Mostly for that, let us say.

But more than I would like to admit because the movement eases the flutter and tightness inside me. 

So much of it, no doubt, just bodily maintenance. A lack of sleep? hormones?  Erratic blood sugar,  I sometimes think, vitamin B too low. Or vitamin D.

But I am never afraid when I'm out riding the roads, cycling alongside trucks and other traffic.  Watchful, maybe.  Vigilant.  Observant.  Aware.  But the release from anxiety is part of what I find so exhilarating about cycling and hill-climbing.  That, and becoming so physically tired that when I sit down to rest I can just breathe in and breathe out.  What I find hard some days is that all my roads eventually must loop around and come back home -  before I am worn out enough to just rest.
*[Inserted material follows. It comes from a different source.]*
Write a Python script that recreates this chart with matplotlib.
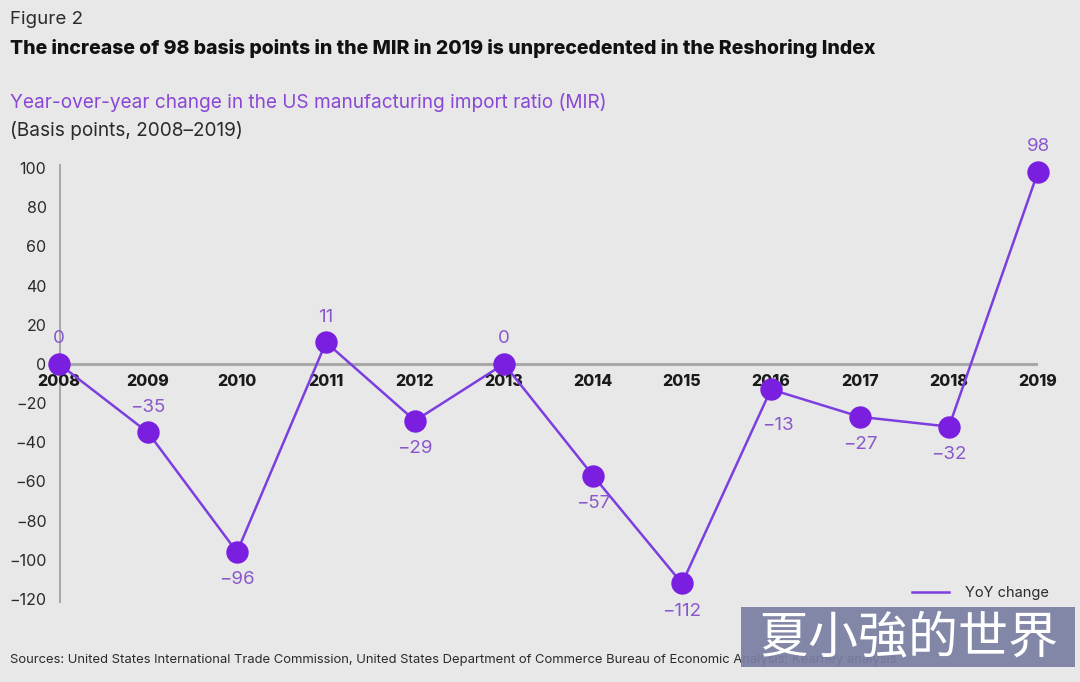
import matplotlib.pyplot as plt
from matplotlib.patches import Rectangle

years  = [2008, 2009, 2010, 2011, 2012, 2013, 2014, 2015, 2016, 2017, 2018, 2019]
yoy    = [0, -35, -96, 11, -29, 0, -57, -112, -13, -27, -32, 98]
labels = ['0', '\u221235', '\u221296', '11', '\u221229', '0', '\u221257', '\u2212112', '\u221213', '\u221227', '\u221232', '98']
yticks = list(range(-120, 101, 20))

bg      = '#e8e8e8'
purple  = '#7a1fe0'
lineclr = '#7d3ee0'
lblclr  = '#8a58cc'
dark    = '#2b2b2b'

plt.rcParams['font.family'] = ['Inter', 'DejaVu Sans']

W, H = 1080, 682
fig = plt.figure(figsize=(W/100, H/100), dpi=100, facecolor=bg)

# axes placed in pixels: 2008 at x=59, 2019 at x=1038; ylim -122..102 -> y 603..164
ax = fig.add_axes([59/W, 79/H, (1038-59)/W, 439/H])
ax.set_facecolor(bg)
ax.set_xlim(2008, 2019)
ax.set_ylim(-122, 102)
for s in ax.spines.values():
    s.set_visible(False)

ax.axhline(0, color='#a8a8a8', lw=2.2, zorder=1)
ax.axvline(2008, color='#a8a8a8', lw=2.2, zorder=1)

ax.set_xticks([])
ax.set_yticks(yticks)
ax.set_yticklabels([('\u2212' + str(-t)) if t < 0 else str(t) for t in yticks])
ax.tick_params(axis='y', length=0, pad=9, labelsize=11.5, labelcolor=dark)

for x in years:
    ax.annotate(str(x), (x, 0), xytext=(0, -13), textcoords='offset points',
                ha='center', va='center', fontsize=11.5, fontweight='heavy',
                color='#1a1a1a', zorder=2)

ax.plot(years, yoy, color=lineclr, lw=1.8, zorder=3, label='YoY change')
ax.scatter(years, yoy, s=260, color=purple, zorder=4, clip_on=False, linewidths=0)

# label side: +1 above, -1 below
side = [1, 1, -1, 1, -1, 1, -1, -1, -1, -1, -1, 1]
for x, v, t, sd in zip(years, yoy, labels, side):
    dy = 18 if sd > 0 else -20
    dx = 0
    if x == 2016:
        dx, dy = 5, -26
    ax.annotate(t, (x, v), xytext=(dx, dy), textcoords='offset points',
                ha='center', va='center', fontsize=13.5, color=lblclr, zorder=5)

fig.legend(loc='center right', bbox_to_anchor=(1056/W, 1-593/H), frameon=False,
           fontsize=10.5, handlelength=2.5, handletextpad=1.1, borderpad=0,
           labelcolor=dark)

fig.text(10/W, 1-20/H, 'Figure 2', fontsize=13.5, color=dark, va='center')
fig.text(10/W, 1-48/H, 'The increase of 98 basis points in the MIR in 2019 is unprecedented in the Reshoring Index',
         fontsize=14, fontweight='heavy', color='#111111', va='center')
fig.text(10/W, 1-103/H, 'Year-over-year change in the US manufacturing import ratio (MIR)',
         fontsize=13.7, color='#8a46d6', va='center')
fig.text(10/W, 1-130/H, '(Basis points, 2008\u20132019)', fontsize=13.7, color=dark, va='center')
fig.text(10/W, 1-660/H, 'Sources: United States International Trade Commission, United States Department of Commerce Bureau of Economic Analysis; Kearney analysis',
         fontsize=9.4, color=dark, va='center')

# watermark overlay
fig.add_artist(Rectangle((741/W, 1-667/H), (1075-741)/W, 60/H, transform=fig.transFigure,
                         facecolor='#7b7fa2', edgecolor='none', alpha=0.92, zorder=10))
fig.text(908/W, 1-638/H, '夏小強的世界', fontsize=36, color='white', ha='center', va='center',
         family=['Noto Sans CJK TC', 'DejaVu Sans'], zorder=11)

fig.savefig('out.png', dpi=100, facecolor=bg)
I can feel it - the inner sigh as of one re-assuming a heavy pack -  as the worries creep back into their familiar pockets with their evil chuckles and abominable self-assurance, sharp fingers clutching through the fabric of my shirt as they climb back up on my back. 

When we had just come home from our biking weekend, while the endorphins and oxygen were still coursing through my blood, my young son climbed into my lap and I felt all that energy turn to a kind of hovering, an ache to keep safe.

Which I cannot.

Which I hate.

Mostly safe.  That I can do.  But this world is not a safe place.  And we are tough and resilient.  We know how to climb hills and laugh at spills. 

We will pray for courage because we cannot in good conscience plead to be kept safe.

And when dread empties us out, we will delight in whatever we still find.


Lisa B. said...

I will keep thinking about this:

>>wobbling between the two wheels, Dread and Delight. I am balanced so long as I keep moving with both of them.

Literally. Moving.

Sometimes, I get stuck--not-moving--and that does make everything worse. Keep moving, very good advice.

Mrs. Organic said...

"What I find hard some days is that all my roads eventually must loop around and come back home."

Sing it, sister. It is also the good thing, coming home - still, hard.

Emma J said...

And now, having written about it, I can move on. Storm's over. Thanks for listening.